The above-quoted language in no way demonstrates that the district court sentenced Holmes to the maximum “because his victims were black.”   The court's soliloquy is merely a decrial of Holmes's attempt to gain his victims' trust by making appeals based on race-any race.   The district court evidently (and quite understandably) despised such tactics, and it is apparent that it made no difference whether Holmes and his victims were black, white, or green.   Moreover, the factors that actually motivated the court's decision are explicitly detailed in the record:

The consumer affairs division of the State of South Carolina called [Holmes] on the carpet and tried to get his act in line.   He hired an attorney and went up there and got them off his back.   That's all he did.   And turned right around and continued to do the same thing again.   And he'd be doing it now if it wasn't for the FBI coming in and taking the matter in hand and pursuing his prosecution․   I think that he's entitled to receive a sentence at the very top of the Guideline.   If he were able to make restitution, that may mediate his sentence to some extent.   But he's not.   He has no intention of doing it.   And I think that the best thing we can do in this case is to put him away for as long as the Guidelines permit.

The district court had the discretion to do exactly that;  Holmes's sentence is affirmed.



1.   JADAS is an acronym for Jesus Against Drugs, Alcohol, and S uicide.

2.   See id.;   see also United States v. Wilson, 913 F.2d 136, 138 (4th Cir.1990) (“The vulnerability that triggers § 3A1.1 must be an unusual vulnerability which is present in only some victims of that type of crime.”) (internal quotation marks and citation omitted).

3.   In Wilson, there was no showing that any of the randomly selected victims were more susceptible to the bogus scheme than most persons asked to provide donations for disaster relief.

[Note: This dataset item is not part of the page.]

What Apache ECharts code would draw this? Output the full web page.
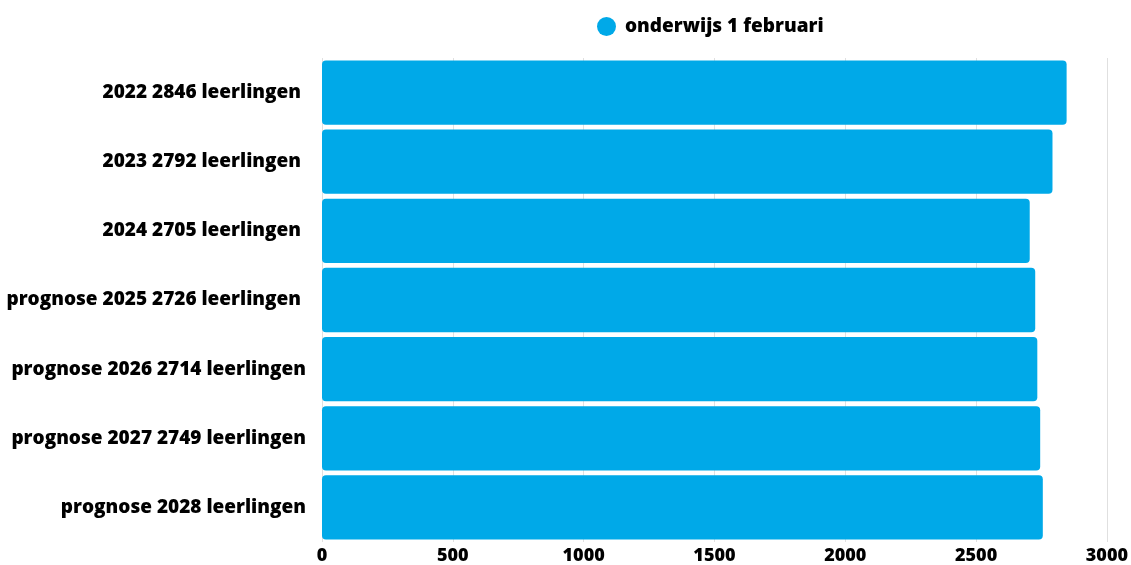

4.   Accord, United States v. Peters, 962 F.2d 1410 (9th Cir.1992).   In Peters, the court of appeals affirmed the district court's application of the vulnerable victim enhancement where the defendants sent fraudulent letters to persons with poor credit records, promising them a “preapproved” MasterCard for a $35 “membership fee.”   The court stated that the defendants “knew or should have known that individuals with poor credit backgrounds were more likely than others to succumb to the solicitation and were particularly susceptible to the scam.   That, in fact, is precisely why [they] targeted the solicitation at these individuals.”  Id. at 1418.The reasoning in Peters appears to apply-in spades-to this case.   In any event, we are certain that the minimum requirement that the victim's vulnerability must “play a role” in the defendant's targeting decision, see Singh, 54 F.3d at 1191, is met here.

Affirmed by published opinion.   Judge HALL wrote the opinion, in which Judge WILKINS and Judge WILLIAMS joined.